__Collected material__.
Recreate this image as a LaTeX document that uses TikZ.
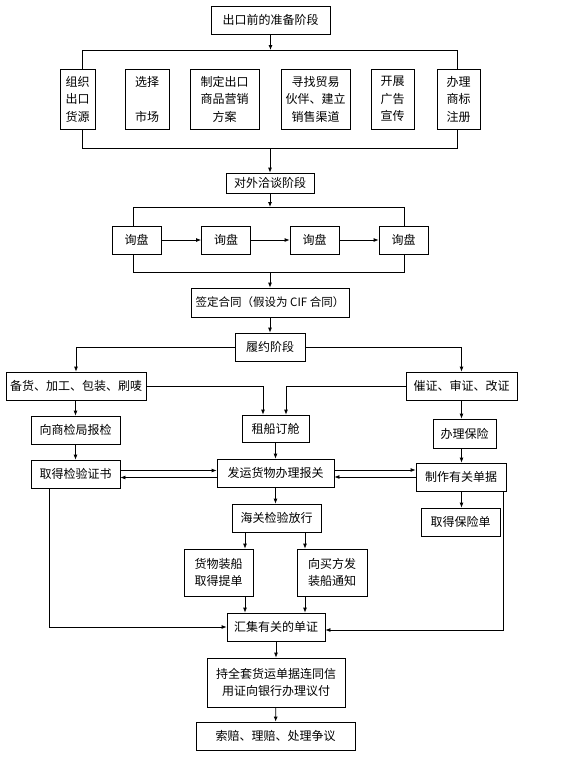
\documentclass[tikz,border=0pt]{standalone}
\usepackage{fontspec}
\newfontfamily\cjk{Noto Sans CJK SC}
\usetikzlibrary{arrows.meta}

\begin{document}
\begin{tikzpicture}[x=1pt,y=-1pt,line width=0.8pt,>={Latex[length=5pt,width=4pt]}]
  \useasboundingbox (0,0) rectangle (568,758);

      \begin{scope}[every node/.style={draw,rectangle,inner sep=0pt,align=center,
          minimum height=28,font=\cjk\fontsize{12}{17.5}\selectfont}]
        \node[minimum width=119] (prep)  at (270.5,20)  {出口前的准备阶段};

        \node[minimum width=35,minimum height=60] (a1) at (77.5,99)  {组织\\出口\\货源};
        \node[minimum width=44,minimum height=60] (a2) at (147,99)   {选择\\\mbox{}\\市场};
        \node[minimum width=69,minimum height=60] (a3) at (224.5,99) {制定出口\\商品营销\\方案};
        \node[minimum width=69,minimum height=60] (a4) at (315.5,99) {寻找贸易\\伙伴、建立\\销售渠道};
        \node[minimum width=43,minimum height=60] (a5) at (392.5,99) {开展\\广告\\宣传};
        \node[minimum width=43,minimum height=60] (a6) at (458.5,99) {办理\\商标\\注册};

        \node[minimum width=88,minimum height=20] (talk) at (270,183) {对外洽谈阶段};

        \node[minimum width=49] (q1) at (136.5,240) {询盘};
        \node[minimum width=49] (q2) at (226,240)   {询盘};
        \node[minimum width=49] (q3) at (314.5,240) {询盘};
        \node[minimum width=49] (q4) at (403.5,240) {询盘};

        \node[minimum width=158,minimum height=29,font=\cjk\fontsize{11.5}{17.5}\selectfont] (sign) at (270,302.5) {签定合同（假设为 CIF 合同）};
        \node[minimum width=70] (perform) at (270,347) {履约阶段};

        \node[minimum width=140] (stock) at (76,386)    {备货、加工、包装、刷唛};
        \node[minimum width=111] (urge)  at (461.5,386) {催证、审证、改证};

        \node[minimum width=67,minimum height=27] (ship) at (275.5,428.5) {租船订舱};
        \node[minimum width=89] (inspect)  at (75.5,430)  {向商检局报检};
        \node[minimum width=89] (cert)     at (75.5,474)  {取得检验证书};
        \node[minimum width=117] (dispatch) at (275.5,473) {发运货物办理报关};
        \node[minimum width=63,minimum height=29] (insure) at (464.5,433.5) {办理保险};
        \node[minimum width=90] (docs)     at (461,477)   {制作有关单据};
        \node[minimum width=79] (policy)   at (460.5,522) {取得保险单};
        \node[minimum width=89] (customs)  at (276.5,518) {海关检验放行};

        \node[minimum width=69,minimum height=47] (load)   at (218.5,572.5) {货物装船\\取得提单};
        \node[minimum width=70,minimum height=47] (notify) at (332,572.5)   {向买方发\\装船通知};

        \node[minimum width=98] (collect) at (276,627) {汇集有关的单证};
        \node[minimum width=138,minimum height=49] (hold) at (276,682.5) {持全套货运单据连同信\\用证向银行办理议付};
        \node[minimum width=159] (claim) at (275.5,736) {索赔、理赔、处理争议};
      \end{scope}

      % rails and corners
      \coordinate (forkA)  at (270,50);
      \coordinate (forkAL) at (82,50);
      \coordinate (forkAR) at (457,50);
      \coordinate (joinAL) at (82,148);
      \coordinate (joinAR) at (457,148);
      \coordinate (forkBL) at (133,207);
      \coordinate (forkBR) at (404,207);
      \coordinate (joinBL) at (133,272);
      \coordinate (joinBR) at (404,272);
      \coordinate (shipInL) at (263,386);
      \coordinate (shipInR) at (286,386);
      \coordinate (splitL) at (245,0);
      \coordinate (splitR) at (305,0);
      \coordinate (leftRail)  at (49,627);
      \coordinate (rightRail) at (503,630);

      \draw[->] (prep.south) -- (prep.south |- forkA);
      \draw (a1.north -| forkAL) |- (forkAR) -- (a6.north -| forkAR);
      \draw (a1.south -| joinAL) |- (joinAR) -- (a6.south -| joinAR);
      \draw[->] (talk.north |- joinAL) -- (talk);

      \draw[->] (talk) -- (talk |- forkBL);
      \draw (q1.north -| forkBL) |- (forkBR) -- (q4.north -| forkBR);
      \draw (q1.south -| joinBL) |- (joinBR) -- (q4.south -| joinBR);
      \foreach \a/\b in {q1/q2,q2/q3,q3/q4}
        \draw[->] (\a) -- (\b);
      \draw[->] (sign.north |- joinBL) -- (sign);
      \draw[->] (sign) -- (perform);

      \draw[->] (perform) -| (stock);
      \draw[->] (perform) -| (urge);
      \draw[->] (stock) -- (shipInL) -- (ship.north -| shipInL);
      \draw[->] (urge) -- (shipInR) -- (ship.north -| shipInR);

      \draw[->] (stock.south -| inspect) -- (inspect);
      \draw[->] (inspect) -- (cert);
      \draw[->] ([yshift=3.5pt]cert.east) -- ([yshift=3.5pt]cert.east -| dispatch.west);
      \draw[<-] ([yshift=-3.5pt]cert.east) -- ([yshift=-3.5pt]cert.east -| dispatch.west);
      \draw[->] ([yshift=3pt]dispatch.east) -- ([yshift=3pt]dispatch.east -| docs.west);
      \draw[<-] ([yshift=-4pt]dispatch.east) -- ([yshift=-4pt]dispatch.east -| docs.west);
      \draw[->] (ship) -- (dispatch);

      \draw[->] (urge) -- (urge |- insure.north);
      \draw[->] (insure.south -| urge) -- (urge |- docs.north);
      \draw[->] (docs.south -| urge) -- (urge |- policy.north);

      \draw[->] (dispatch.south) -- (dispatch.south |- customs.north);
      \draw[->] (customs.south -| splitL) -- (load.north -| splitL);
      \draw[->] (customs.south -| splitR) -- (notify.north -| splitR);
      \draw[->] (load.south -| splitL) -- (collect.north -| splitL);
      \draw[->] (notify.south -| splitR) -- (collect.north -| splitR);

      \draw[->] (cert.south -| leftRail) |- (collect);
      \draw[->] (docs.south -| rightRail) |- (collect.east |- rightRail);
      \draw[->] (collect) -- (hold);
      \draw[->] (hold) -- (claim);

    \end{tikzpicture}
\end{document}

__To be done__. Repeat the data exactly in full, omitting its pictures.

__Response to this task__.
Recreate this image as a LaTeX document that uses TikZ.
\documentclass[tikz,border=0pt]{standalone}
\usepackage{fontspec}
\newfontfamily\cjk{Noto Sans CJK SC}
\usetikzlibrary{arrows.meta}

\begin{document}
\begin{tikzpicture}[x=1pt,y=-1pt,line width=0.8pt,>={Latex[length=5pt,width=4pt]}]
  \useasboundingbox (0,0) rectangle (568,758);

      \begin{scope}[every node/.style={draw,rectangle,inner sep=0pt,align=center,
          minimum height=28,font=\cjk\fontsize{12}{17.5}\selectfont}]
        \node[minimum width=119] (prep)  at (270.5,20)  {出口前的准备阶段};

        \node[minimum width=35,minimum height=60] (a1) at (77.5,99)  {组织\\出口\\货源};
        \node[minimum width=44,minimum height=60] (a2) at (147,99)   {选择\\\mbox{}\\市场};
        \node[minimum width=69,minimum height=60] (a3) at (224.5,99) {制定出口\\商品营销\\方案};
        \node[minimum width=69,minimum height=60] (a4) at (315.5,99) {寻找贸易\\伙伴、建立\\销售渠道};
        \node[minimum width=43,minimum height=60] (a5) at (392.5,99) {开展\\广告\\宣传};
        \node[minimum width=43,minimum height=60] (a6) at (458.5,99) {办理\\商标\\注册};

        \node[minimum width=88,minimum height=20] (talk) at (270,183) {对外洽谈阶段};

        \node[minimum width=49] (q1) at (136.5,240) {询盘};
        \node[minimum width=49] (q2) at (226,240)   {询盘};
        \node[minimum width=49] (q3) at (314.5,240) {询盘};
        \node[minimum width=49] (q4) at (403.5,240) {询盘};

        \node[minimum width=158,minimum height=29,font=\cjk\fontsize{11.5}{17.5}\selectfont] (sign) at (270,302.5) {签定合同（假设为 CIF 合同）};
        \node[minimum width=70] (perform) at (270,347) {履约阶段};

        \node[minimum width=140] (stock) at (76,386)    {备货、加工、包装、刷唛};
        \node[minimum width=111] (urge)  at (461.5,386) {催证、审证、改证};

        \node[minimum width=67,minimum height=27] (ship) at (275.5,428.5) {租船订舱};
        \node[minimum width=89] (inspect)  at (75.5,430)  {向商检局报检};
        \node[minimum width=89] (cert)     at (75.5,474)  {取得检验证书};
        \node[minimum width=117] (dispatch) at (275.5,473) {发运货物办理报关};
        \node[minimum width=63,minimum height=29] (insure) at (464.5,433.5) {办理保险};
        \node[minimum width=90] (docs)     at (461,477)   {制作有关单据};
        \node[minimum width=79] (policy)   at (460.5,522) {取得保险单};
        \node[minimum width=89] (customs)  at (276.5,518) {海关检验放行};

        \node[minimum width=69,minimum height=47] (load)   at (218.5,572.5) {货物装船\\取得提单};
        \node[minimum width=70,minimum height=47] (notify) at (332,572.5)   {向买方发\\装船通知};

        \node[minimum width=98] (collect) at (276,627) {汇集有关的单证};
        \node[minimum width=138,minimum height=49] (hold) at (276,682.5) {持全套货运单据连同信\\用证向银行办理议付};
        \node[minimum width=159] (claim) at (275.5,736) {索赔、理赔、处理争议};
      \end{scope}

      % rails and corners
      \coordinate (forkA)  at (270,50);
      \coordinate (forkAL) at (82,50);
      \coordinate (forkAR) at (457,50);
      \coordinate (joinAL) at (82,148);
      \coordinate (joinAR) at (457,148);
      \coordinate (forkBL) at (133,207);
      \coordinate (forkBR) at (404,207);
      \coordinate (joinBL) at (133,272);
      \coordinate (joinBR) at (404,272);
      \coordinate (shipInL) at (263,386);
      \coordinate (shipInR) at (286,386);
      \coordinate (splitL) at (245,0);
      \coordinate (splitR) at (305,0);
      \coordinate (leftRail)  at (49,627);
      \coordinate (rightRail) at (503,630);

      \draw[->] (prep.south) -- (prep.south |- forkA);
      \draw (a1.north -| forkAL) |- (forkAR) -- (a6.north -| forkAR);
      \draw (a1.south -| joinAL) |- (joinAR) -- (a6.south -| joinAR);
      \draw[->] (talk.north |- joinAL) -- (talk);

      \draw[->] (talk) -- (talk |- forkBL);
      \draw (q1.north -| forkBL) |- (forkBR) -- (q4.north -| forkBR);
      \draw (q1.south -| joinBL) |- (joinBR) -- (q4.south -| joinBR);
      \foreach \a/\b in {q1/q2,q2/q3,q3/q4}
        \draw[->] (\a) -- (\b);
      \draw[->] (sign.north |- joinBL) -- (sign);
      \draw[->] (sign) -- (perform);

      \draw[->] (perform) -| (stock);
      \draw[->] (perform) -| (urge);
      \draw[->] (stock) -- (shipInL) -- (ship.north -| shipInL);
      \draw[->] (urge) -- (shipInR) -- (ship.north -| shipInR);

      \draw[->] (stock.south -| inspect) -- (inspect);
      \draw[->] (inspect) -- (cert);
      \draw[->] ([yshift=3.5pt]cert.east) -- ([yshift=3.5pt]cert.east -| dispatch.west);
      \draw[<-] ([yshift=-3.5pt]cert.east) -- ([yshift=-3.5pt]cert.east -| dispatch.west);
      \draw[->] ([yshift=3pt]dispatch.east) -- ([yshift=3pt]dispatch.east -| docs.west);
      \draw[<-] ([yshift=-4pt]dispatch.east) -- ([yshift=-4pt]dispatch.east -| docs.west);
      \draw[->] (ship) -- (dispatch);

      \draw[->] (urge) -- (urge |- insure.north);
      \draw[->] (insure.south -| urge) -- (urge |- docs.north);
      \draw[->] (docs.south -| urge) -- (urge |- policy.north);

      \draw[->] (dispatch.south) -- (dispatch.south |- customs.north);
      \draw[->] (customs.south -| splitL) -- (load.north -| splitL);
      \draw[->] (customs.south -| splitR) -- (notify.north -| splitR);
      \draw[->] (load.south -| splitL) -- (collect.north -| splitL);
      \draw[->] (notify.south -| splitR) -- (collect.north -| splitR);

      \draw[->] (cert.south -| leftRail) |- (collect);
      \draw[->] (docs.south -| rightRail) |- (collect.east |- rightRail);
      \draw[->] (collect) -- (hold);
      \draw[->] (hold) -- (claim);

    \end{tikzpicture}
\end{document}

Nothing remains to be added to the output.